• _Given request_
Your copy of the material below should match it exactly, except that it holds no pictures.

# START OF Collected material

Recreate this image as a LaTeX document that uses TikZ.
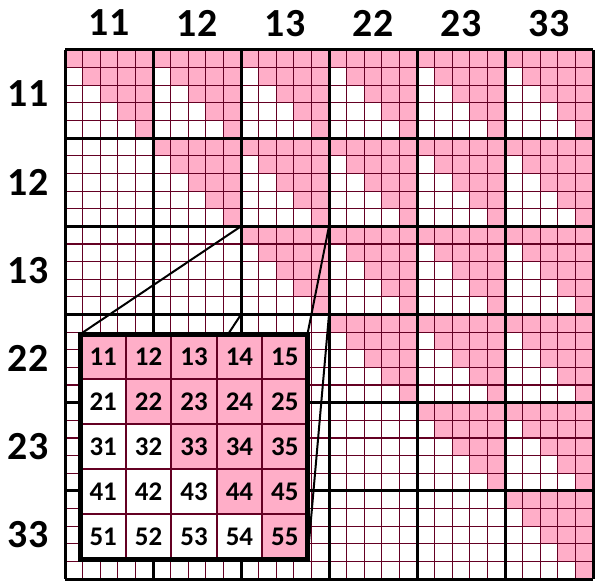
\documentclass[tikz,border=0pt]{standalone}
\usepackage{fontspec}
\setmainfont{Carlito}
\definecolor{pk}{RGB}{255,174,200}
\definecolor{ln}{RGB}{100,0,35}
\tikzset{
  biglab/.style={font=\fontsize{40}{44}\selectfont\bfseries, inner sep=0pt, text depth=0pt},
  celllab/.style={font=\fontsize{27}{30}\selectfont\bfseries, inner sep=0pt, text depth=0pt},
  thin grid/.style={draw=ln, line width=1.1bp},
  thick grid/.style={draw=black, line width=3bp},
  zoomline/.style={draw=black, line width=2bp},
  inset line/.style={draw=ln, line width=2bp},
  inset border/.style={draw=black, line width=5bp}
}
\begin{document}
\begin{tikzpicture}[x=1bp,y=-1bp]
\useasboundingbox (0,0) rectangle (600,586);
\fill[white] (0,0) rectangle (600,586);
% pink cells (upper triangle within upper blocks)
\foreach \I in {0,...,5}{
  \foreach \J in {\I,...,5}{
    \foreach \r in {0,...,4}{
      \foreach \c in {\r,...,4}{
        \fill[pk] ({65+\J*88+\c*17.6},{50+\I*88.17+\r*17.634}) rectangle ++(17.6,17.634);
      }
    }
  }
}
% thin cell lines
\foreach \k in {0,...,30}{
  \draw[thin grid] ({65+\k*17.6},50) -- ({65+\k*17.6},579);
  \draw[thin grid] (65,{50+\k*17.634}) -- (593,{50+\k*17.634});
}
% thick block lines
\foreach \k in {0,...,6}{
  \draw[thick grid] ({65+\k*88},50) -- ({65+\k*88},579);
  \draw[thick grid] (65,{50+\k*88.17}) -- (593,{50+\k*88.17});
}
% labels
\foreach \t [count=\i from 0] in {11,12,13,22,23,33}{
  \node[biglab] (col\t) at ({109+\i*88},23) {\t};
  \node[biglab] (row\t) at (28,{94+\i*88.17}) {\t};
}
% zoomed block corners and inset corners
\coordinate (bTL) at (241,226.3);
\coordinate (bTR) at (329,226.3);
\coordinate (bBL) at (241,314.5);
\coordinate (bBR) at (329,314.5);
\coordinate (iTL) at (80.5,334);
\coordinate (iTR) at (307.5,334);
\coordinate (iBL) at (80.5,559);
\coordinate (iBR) at (307.5,559);
\draw[zoomline] (bTL) -- (iTL);
\draw[zoomline] (bTR) -- (iTR);
\draw[zoomline] (bBL) -- (iBL);
\draw[zoomline] (bBR) -- (iBR);
% inset
\fill[white] (iTL) rectangle (iBR);
\foreach \r in {1,...,5}{
  \foreach \c in {1,...,5}{
    \ifnum\c<\r\relax\else
      \fill[pk] ({80.5+(\c-1)*45.4},{334+(\r-1)*45}) rectangle ++(45.4,45);
    \fi
    \node[celllab] (cell\r\c) at ({80.5+(\c-0.5)*45.4},{334+(\r-0.5)*45}) {\r\c};
  }
}
\foreach \k in {1,...,4}{
  \draw[inset line] ({80.5+\k*45.4},334) -- ({80.5+\k*45.4},559);
  \draw[inset line] (80.5,{334+\k*45}) -- (307.5,{334+\k*45});
}
\draw[inset border] (iTL) rectangle (iBR);
\end{tikzpicture}
\end{document}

# END OF Collected material

• _Response to the task_
Recreate this image as a LaTeX document that uses TikZ.
\documentclass[tikz,border=0pt]{standalone}
\usepackage{fontspec}
\setmainfont{Carlito}
\definecolor{pk}{RGB}{255,174,200}
\definecolor{ln}{RGB}{100,0,35}
\tikzset{
  biglab/.style={font=\fontsize{40}{44}\selectfont\bfseries, inner sep=0pt, text depth=0pt},
  celllab/.style={font=\fontsize{27}{30}\selectfont\bfseries, inner sep=0pt, text depth=0pt},
  thin grid/.style={draw=ln, line width=1.1bp},
  thick grid/.style={draw=black, line width=3bp},
  zoomline/.style={draw=black, line width=2bp},
  inset line/.style={draw=ln, line width=2bp},
  inset border/.style={draw=black, line width=5bp}
}
\begin{document}
\begin{tikzpicture}[x=1bp,y=-1bp]
\useasboundingbox (0,0) rectangle (600,586);
\fill[white] (0,0) rectangle (600,586);
% pink cells (upper triangle within upper blocks)
\foreach \I in {0,...,5}{
  \foreach \J in {\I,...,5}{
    \foreach \r in {0,...,4}{
      \foreach \c in {\r,...,4}{
        \fill[pk] ({65+\J*88+\c*17.6},{50+\I*88.17+\r*17.634}) rectangle ++(17.6,17.634);
      }
    }
  }
}
% thin cell lines
\foreach \k in {0,...,30}{
  \draw[thin grid] ({65+\k*17.6},50) -- ({65+\k*17.6},579);
  \draw[thin grid] (65,{50+\k*17.634}) -- (593,{50+\k*17.634});
}
% thick block lines
\foreach \k in {0,...,6}{
  \draw[thick grid] ({65+\k*88},50) -- ({65+\k*88},579);
  \draw[thick grid] (65,{50+\k*88.17}) -- (593,{50+\k*88.17});
}
% labels
\foreach \t [count=\i from 0] in {11,12,13,22,23,33}{
  \node[biglab] (col\t) at ({109+\i*88},23) {\t};
  \node[biglab] (row\t) at (28,{94+\i*88.17}) {\t};
}
% zoomed block corners and inset corners
\coordinate (bTL) at (241,226.3);
\coordinate (bTR) at (329,226.3);
\coordinate (bBL) at (241,314.5);
\coordinate (bBR) at (329,314.5);
\coordinate (iTL) at (80.5,334);
\coordinate (iTR) at (307.5,334);
\coordinate (iBL) at (80.5,559);
\coordinate (iBR) at (307.5,559);
\draw[zoomline] (bTL) -- (iTL);
\draw[zoomline] (bTR) -- (iTR);
\draw[zoomline] (bBL) -- (iBL);
\draw[zoomline] (bBR) -- (iBR);
% inset
\fill[white] (iTL) rectangle (iBR);
\foreach \r in {1,...,5}{
  \foreach \c in {1,...,5}{
    \ifnum\c<\r\relax\else
      \fill[pk] ({80.5+(\c-1)*45.4},{334+(\r-1)*45}) rectangle ++(45.4,45);
    \fi
    \node[celllab] (cell\r\c) at ({80.5+(\c-0.5)*45.4},{334+(\r-0.5)*45}) {\r\c};
  }
}
\foreach \k in {1,...,4}{
  \draw[inset line] ({80.5+\k*45.4},334) -- ({80.5+\k*45.4},559);
  \draw[inset line] (80.5,{334+\k*45}) -- (307.5,{334+\k*45});
}
\draw[inset border] (iTL) rectangle (iBR);
\end{tikzpicture}
\end{document}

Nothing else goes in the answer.